INFORMATION SUPPLIED
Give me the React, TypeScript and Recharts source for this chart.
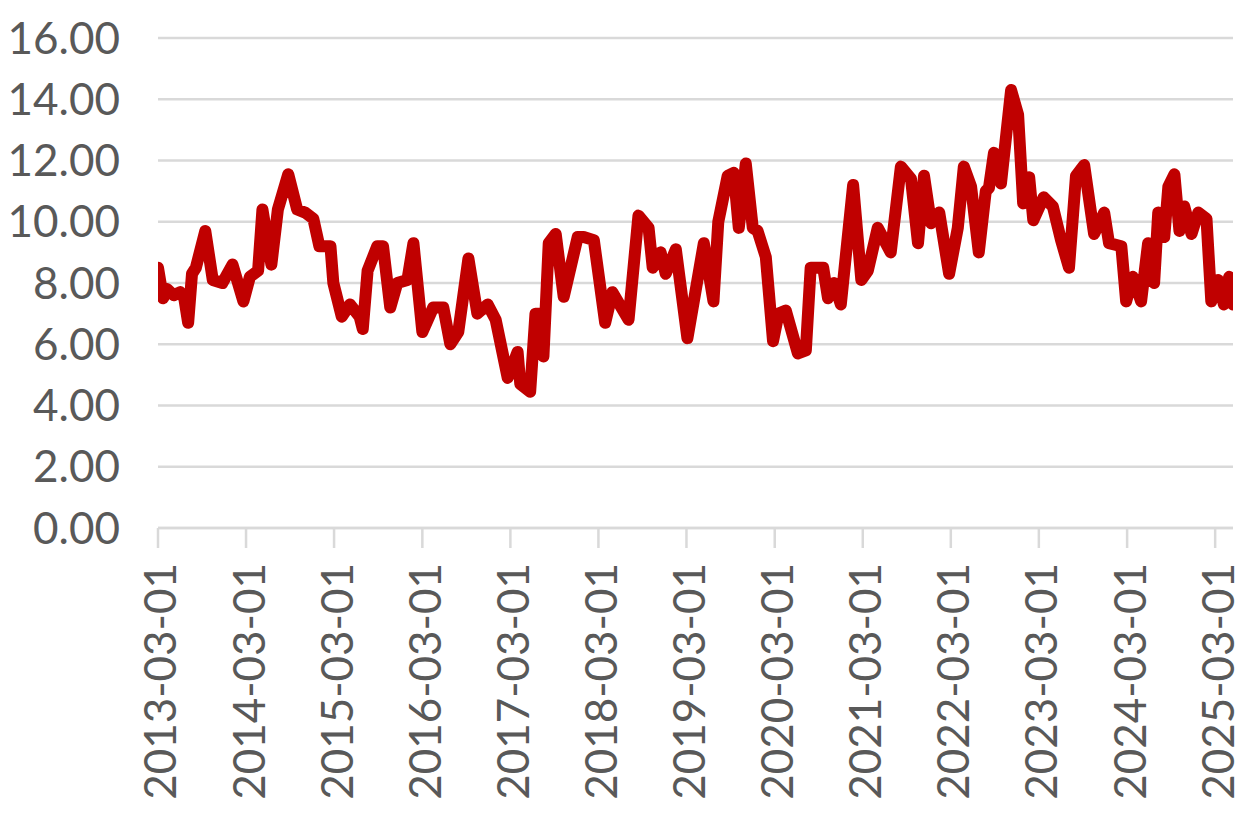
import React from "react";
import { LineChart, Line, XAxis, YAxis, CartesianGrid } from "recharts";

const DATES = [
  "2013-03-01", "2013-03-22", "2013-04-08", "2013-05-05", "2013-06-01", "2013-06-18", "2013-07-04", "2013-07-20",
  "2013-08-05", "2013-09-13", "2013-10-14", "2013-11-23", "2014-01-04", "2014-02-18", "2014-03-17", "2014-04-20",
  "2014-05-08", "2014-06-14", "2014-07-11", "2014-08-23", "2014-09-29", "2014-11-01", "2014-12-05", "2014-12-30",
  "2015-02-14", "2015-02-26", "2015-04-02", "2015-05-06", "2015-06-15", "2015-06-28", "2015-07-18", "2015-08-27",
  "2015-09-20", "2015-10-20", "2015-11-18", "2015-12-30", "2016-01-24", "2016-03-01", "2016-04-15", "2016-05-27",
  "2016-06-25", "2016-07-28", "2016-09-08", "2016-10-15", "2016-11-27", "2016-12-30", "2017-02-18", "2017-03-31",
  "2017-04-11", "2017-05-22", "2017-06-13", "2017-07-04", "2017-07-16", "2017-08-07", "2017-09-05", "2017-10-08",
  "2017-12-05", "2017-12-30", "2018-02-10", "2018-03-29", "2018-04-28", "2018-07-04", "2018-08-14", "2018-09-25",
  "2018-10-12", "2018-11-14", "2018-12-05", "2019-01-16", "2019-03-05", "2019-05-12", "2019-06-21", "2019-07-11",
  "2019-08-19", "2019-09-13", "2019-10-04", "2019-11-02", "2019-12-01", "2019-12-21", "2020-01-24", "2020-02-23",
  "2020-03-17", "2020-04-16", "2020-06-05", "2020-07-08", "2020-07-28", "2020-09-18", "2020-10-08", "2020-11-02",
  "2020-11-30", "2021-01-20", "2021-02-23", "2021-03-22", "2021-05-02", "2021-06-25", "2021-08-06", "2021-09-17",
  "2021-10-16", "2021-11-10", "2021-12-09", "2022-01-12", "2022-02-22", "2022-03-30", "2022-04-24", "2022-05-24",
  "2022-06-25", "2022-07-24", "2022-08-06", "2022-08-27", "2022-09-25", "2022-11-06", "2022-12-05", "2022-12-26",
  "2023-01-20", "2023-02-06", "2023-03-21", "2023-04-28", "2023-06-01", "2023-07-04", "2023-08-02", "2023-09-05",
  "2023-10-16", "2023-11-27", "2023-12-17", "2024-02-06", "2024-02-26", "2024-03-25", "2024-04-28", "2024-05-27",
  "2024-06-21", "2024-07-08", "2024-08-02", "2024-08-19", "2024-09-13", "2024-10-04", "2024-10-24", "2024-11-23",
  "2024-12-21", "2025-01-24", "2025-02-13", "2025-03-13", "2025-04-06", "2025-04-28", "2025-05-14",
];

const VALUES = [
  8.5, 7.5, 7.8, 7.6, 7.7, 7.5, 6.7, 8.3,
  8.5, 9.7, 8.1, 8.0, 8.6, 7.4, 8.2, 8.4,
  10.4, 8.6, 10.4, 11.55, 10.4, 10.3, 10.1, 9.2,
  9.2, 8.0, 6.9, 7.3, 6.9, 6.5, 8.4, 9.2,
  9.2, 7.2, 8.0, 8.1, 9.3, 6.4, 7.2, 7.2,
  6.0, 6.4, 8.8, 7.0, 7.3, 6.8, 4.9, 5.75,
  4.7, 4.45, 7.0, 7.0, 5.6, 9.3, 9.6, 7.55,
  9.5, 9.5, 9.4, 6.7, 7.7, 6.8, 10.2, 9.8,
  8.5, 9.0, 8.3, 9.1, 6.2, 9.3, 7.4, 10.0,
  11.5, 11.6, 9.8, 11.9, 9.8, 9.7, 8.85, 6.1,
  7.0, 7.1, 5.7, 5.8, 8.5, 8.5, 7.5, 8.0,
  7.3, 11.2, 8.1, 8.4, 9.8, 9.0, 11.8, 11.4,
  9.3, 11.5, 9.95, 10.3, 8.3, 9.8, 11.8, 11.15,
  9.0, 11.0, 11.1, 12.25, 11.25, 14.3, 13.5, 10.6,
  11.45, 10.05, 10.8, 10.5, 9.4, 8.5, 11.5, 11.85,
  9.6, 10.3, 9.3, 9.2, 7.4, 8.2, 7.4, 9.3,
  8.0, 10.3, 9.5, 11.15, 11.55, 9.7, 10.5, 9.6,
  10.3, 10.1, 7.4, 8.1, 7.3, 8.2, 7.3,
];

const X_TICK_LABELS = [
  "2013-03-01", "2014-03-01", "2015-03-01", "2016-03-01", "2017-03-01", "2018-03-01", "2019-03-01",
  "2020-03-01", "2021-03-01", "2022-03-01", "2023-03-01", "2024-03-01", "2025-03-01",
];

const Y_TICKS = [0, 2, 4, 6, 8, 10, 12, 14, 16];

const toT = (s: string) => new Date(s + "T00:00:00Z").getTime();
const fmtDate = (t: number) => new Date(t).toISOString().slice(0, 10);

const N = Math.min(DATES.length, VALUES.length);
const data = DATES.slice(0, N).map((d, i) => ({ t: toT(d), v: VALUES[i] }));

const FONT = "Lato, 'Open Sans', sans-serif";
const TEXT_COLOR = "#595959";
const GRID_COLOR = "#d9d9d9";

const XTick = (props: any) => {
  const { x, y, payload } = props;
  return (
    <g transform={`translate(${x},${y})`}>
      <text
        transform="rotate(-90)"
        x={0}
        y={0}
        dy="0.42em"
        textAnchor="end"
        fill={TEXT_COLOR}
        fontSize={44}
        fontFamily={FONT}
      >
        {fmtDate(payload.value)}
      </text>
    </g>
  );
};

export default function App() {
  return (
    <div style={{ position: "absolute", left: 0, top: 0, width: 1245, height: 816, background: "#fff" }}>
      <LineChart
        width={1245}
        height={816}
        data={data}
        margin={{ top: 38, right: 12, left: 0, bottom: 0 }}
      >
        <CartesianGrid vertical={false} stroke={GRID_COLOR} strokeWidth={2.5} />
        <XAxis
          dataKey="t"
          type="number"
          domain={[toT(DATES[0]), toT(DATES[N - 1])]}
          ticks={X_TICK_LABELS.map(toT)}
          interval={0}
          height={288}
          axisLine={{ stroke: GRID_COLOR, strokeWidth: 2.5 }}
          tickLine={{ stroke: GRID_COLOR, strokeWidth: 2.5 }}
          tickSize={20}
          tickMargin={15}
          tick={<XTick />}
          allowDataOverflow
        />
        <YAxis
          type="number"
          domain={[0, 16]}
          ticks={Y_TICKS}
          interval={0}
          width={158}
          axisLine={false}
          tickLine={false}
          tickSize={0}
          tickMargin={38}
          tickFormatter={(v: number) => v.toFixed(2)}
          tick={{ fill: TEXT_COLOR, fontSize: 44, fontFamily: FONT }}
        />
        <Line
          type="linear"
          dataKey="v"
          stroke="#C00000"
          strokeWidth={12}
          strokeLinejoin="round"
          strokeLinecap="round"
          dot={false}
          activeDot={false}
          isAnimationActive={false}
        />
      </LineChart>
    </div>
  );
}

DIRECTIONS FOR THIS TASK
Look at the listing and set down only the lines from its start through the line with "XAxis, YAxis, CartesianGrid", word for word and without pictures.

ANSWER TO THIS TASK
Give me the React, TypeScript and Recharts source for this chart.
import React from "react";
import { LineChart, Line, XAxis, YAxis, CartesianGrid } from "recharts";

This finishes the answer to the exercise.